I’m a jack of all trades, master of nothing and mistress of many. Transdisciplinary practice, as elastically as it is defined in my lexicon, is integral to my education, artwork, collaborations and teaching.
My bachelor’s degree is from a small Catholic liberal arts university, where I did more classical studies. After receiving my MFA from the University of Arizona, I moved to the Netherlands to attend the Rijksakademie, which was followed by two years as a researcher in the Theory Department at the Jan van Eyck Academie. With a keen interest in online writing and digital narratives, I also have a second Master’s degree in Creative Writing and New Media from De Montfort University.
From 1996 to 2012, I collaborated with Riek Sijbring and Femke Snelting under the name De Geuzen: a foundation for multi-visual research. At the time, multi-visual research was a speculative monicker. In the Netherlands, there were no visual art PhDs and the possibility of art being research was absurd to many. Operating otherwise, we became an experimental research unit exploring issues near and dear to us.
Our time together at the Jan van Eyck Academie, a place where art, design and theory commingled, was pivotal. Our practice was informed by a mix of feminist and queer practices (Valie Export, the Guerrilla Girls, Donna Haraway, General Idea, Sandy Stone, Heresies magazine, Judith Butler and many others). We were also inspired by the emergence of the internet, its popular vernacular and online DIY sharing cultures which circumvented traditional exhibition systems.

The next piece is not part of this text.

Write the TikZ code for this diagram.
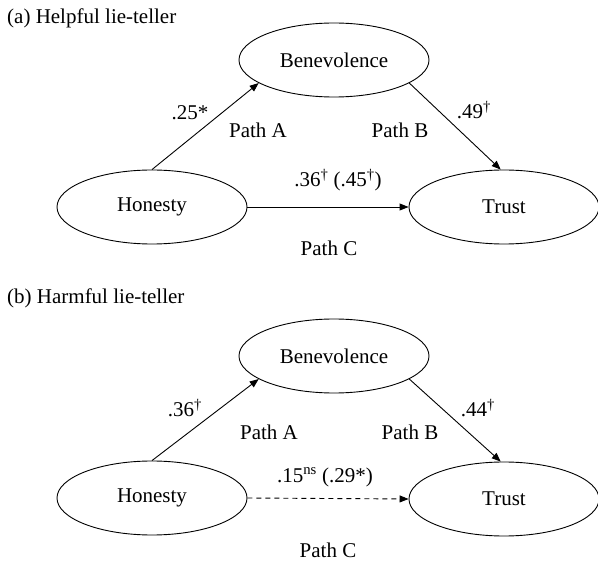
\documentclass[tikz,border=0pt]{standalone}
\usepackage{fontspec}
\setmainfont{Liberation Serif}
\usetikzlibrary{shapes.geometric,arrows.meta}
\tikzset{
  var/.style={draw, ellipse, minimum width=190pt, minimum height=74pt, inner sep=0pt, line width=0.9pt, font=\fontsize{21}{25}\selectfont},
  lab/.style={inner sep=0pt, font=\fontsize{21}{25}\selectfont},
  ttl/.style={inner sep=0pt, anchor=west, font=\fontsize{21}{25}\selectfont},
  arr/.style={line width=0.9pt, -{Triangle[length=9pt,width=7pt]}},
  darr/.style={arr, dash pattern=on 5pt off 4pt}
}
\begin{document}
\begin{tikzpicture}[x=1pt,y=-1pt]
\useasboundingbox (0,0) rectangle (598,564);
% panel (a)
\node[ttl] (ta) at (7,18) {(a) Helpful lie-teller};
\node[var] (bena) at (334,60) {Benevolence};
\node[var] (hona) at (152,207) {Honesty};
\node[var] (trua) at (504,207) {Trust};
\draw[arr] (hona.north) -- (bena.197);
\draw[arr] (bena.-17) -- (trua.95);
\draw[arr] (hona.east) -- (trua.west);
\node[lab] (ca1) at (190,113) {.25*};
\node[lab] (pa1) at (258,130) {Path A};
\node[lab] (pb1) at (400,130) {Path B};
\node[lab] (cb1) at (474,110) {.49\textsuperscript{†}};
\node[lab] (cc1) at (338,180) {.36\textsuperscript{†} (.45\textsuperscript{†})};
\node[lab] (pc1) at (329,248) {Path C};
% panel (b)
\node[ttl] (tb) at (7,298) {(b) Harmful lie-teller};
\node[var] (benb) at (334,356) {Benevolence};
\node[var] (honb) at (152,498) {Honesty};
\node[var] (trub) at (504,499) {Trust};
\draw[arr] (honb.north) -- (benb.197);
\draw[arr] (benb.-17) -- (trub.95);
\draw[darr] (honb.east) -- (trub.west);
\node[lab] (ca2) at (185,408) {.36\textsuperscript{†}};
\node[lab] (pa2) at (269,432) {Path A};
\node[lab] (pb2) at (410,432) {Path B};
\node[lab] (cb2) at (478,408) {.44\textsuperscript{†}};
\node[lab] (cc2) at (325,477) {.15\textsuperscript{ns} (.29*)};
\node[lab] (pc2) at (328,550) {Path C};
\end{tikzpicture}
\end{document}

Our practice took on a variety of forms combining art, design, theoretical enquiry and dialogue with other disciplines. We created shared archives, hosted numerous lectures, created textile interfaces and published online. Next to projects in our own space and on our site, our works have been featured in exhibitions at De Appel, Manifesta, the Bienal de Valencia, Rhizome, Mute, and Thames & Hudson’s Internet Art etc.
Building on my collaborative practice, I have continued to combine various visual forms of research to explore female identity, narratives of the archive and spaces of co-learning. With the support of the Creative Industry Funds and a Grant for Established Artists from the Mondriaan Foundation, I conducted three-years of research at Herengracht 401. Entitled, The Warp and Weft of Memory, the project had multiple manifestations: public lectures, an exhibition, a print publication and an online narrative archive. Exploring the closet of Dutch artist, Gisèle d’Ailly van Waterschoot van der Gracht, I looked at how its contents reflected her life and various related histories.
With regards to teaching, I have never drawn strict lines between my artistic practice and education. Research and learning happen in both registers, but perhaps with different restraints and potentialities. I have worked at the Willem de Kooning Academy and Piet Zwart Institute for several years.
From 2011-2015, I was the Director of the Piet Zwart Institute where I worked on bringing departments together and promoted interdisciplinary approaches. Currently, I am a Senior Research Lecturer working in the bachelors and masters. For four years, I have been co-teaching with Professor Frans-Willem Korsten, specifically, the Critically Committed Pedagogies course in the Masters Education in Arts at the Piet Zwart Institute. This has proved challenging but also miraculously inspiring to have our respective knowledge rub off on each other.
Lastly, I am engaged in RASL Research and this Transdisciplinary Group. My hope for our transdisciplinary research is that we find ways of working together and can establish a lingua franca without levelling the richness and frictions of approaches, vocabularies (visual, verbal, aural, performative or otherwise) which we bring with us. I believe our strength resides in our plurality and differences.